Look at the data below and print exactly the lines from its first line through the line with "import matplotlib.pyplot as plt"; the pictures stay out of the copy.
- - - -
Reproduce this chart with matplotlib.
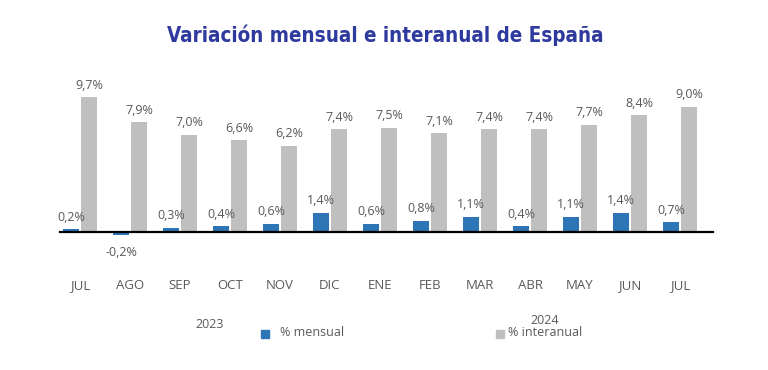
import matplotlib.pyplot as plt

# %% Data
meses = ["JUL", "AGO", "SEP", "OCT", "NOV", "DIC", "ENE", "FEB", "MAR", "ABR", "MAY", "JUN", "JUL"]
mensual = [0.2, -0.2, 0.3, 0.4, 0.6, 1.4, 0.6, 0.8, 1.1, 0.4, 1.1, 1.4, 0.7]
interanual = [9.7, 7.9, 7.0, 6.6, 6.2, 7.4, 7.5, 7.1, 7.4, 7.4, 7.7, 8.4, 9.0]
years = ["2023", "2024"]

blue = "#2e75b6"
grey = "#bfbfbf"
text_grey = "#595959"

plt.rcParams["font.family"] = ["Open Sans", "DejaVu Sans"]

W, H = 768, 370
fig = plt.figure(figsize=(W / 100, H / 100), dpi=100)

# axes box in pixels: left 60, right 713, top 80, bottom 262
ax = fig.add_axes([60 / W, 1 - 262 / H, 653 / W, 182 / H])
ax.set_xlim(-0.4, 12.66)
ax.set_ylim(-2.16, 10.94)

x = list(range(len(meses)))
off, bw = 0.18, 0.32
xb = [i - off for i in x]
xg = [i + off for i in x]
ax.bar(xb, mensual, width=bw, color=blue, zorder=2)
ax.bar(xg, interanual, width=bw, color=grey, zorder=2)

def fmt(v):
    return f"{v:.1f}".replace(".", ",") + "%"

for xi, v in zip(xb, mensual):
    if v >= 0:
        ax.annotate(fmt(v), (xi, v), xytext=(0, 4), textcoords="offset points",
                    ha="center", va="bottom", fontsize=9, color=text_grey)
    else:
        ax.annotate(fmt(v), (xi, v), xytext=(0, -8), textcoords="offset points",
                    ha="center", va="top", fontsize=9, color=text_grey)
for xi, v in zip(xg, interanual):
    ax.annotate(fmt(v), (xi, v), xytext=(0, 4), textcoords="offset points",
                ha="center", va="bottom", fontsize=9, color=text_grey)

for s in ["top", "right", "left"]:
    ax.spines[s].set_visible(False)
ax.spines["bottom"].set_position(("data", 0))
ax.spines["bottom"].set_linewidth(1.6)
ax.spines["bottom"].set_color("black")
ax.spines["bottom"].set_zorder(3)
ax.set_yticks([])
ax.set_xticks(x)
ax.set_xticklabels(meses, fontsize=9.5, color=text_grey)
ax.tick_params(axis="x", length=0, pad=34)

fig.text(385 / W, 1 - 35 / H, "Variación mensual e interanual de España", ha="center", va="center",
         fontsize=14.8, fontweight="bold", fontstretch="condensed", color="#2e3a9e",
         family="DejaVu Sans")

fig.text(210 / W, 1 - 325 / H, years[0], ha="center", va="center", fontsize=9, color=text_grey)
fig.text(545 / W, 1 - 320 / H, years[1], ha="center", va="center", fontsize=9, color=text_grey)

fig.patches.append(plt.Rectangle((261 / W, 1 - 338 / H), 8 / W, 8 / H, color=blue,
                                 transform=fig.transFigure, figure=fig))
fig.text(280 / W, 1 - 333 / H, "% mensual", ha="left", va="center", fontsize=9, color=text_grey)
fig.patches.append(plt.Rectangle((496 / W, 1 - 338 / H), 8 / W, 8 / H, color=grey,
                                 transform=fig.transFigure, figure=fig))
fig.text(508 / W, 1 - 333 / H, "% interanual", ha="left", va="center", fontsize=9, color=text_grey)

fig.savefig("out.png", dpi=100)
- - - -
■ Task output
Reproduce this chart with matplotlib.
import matplotlib.pyplot as plt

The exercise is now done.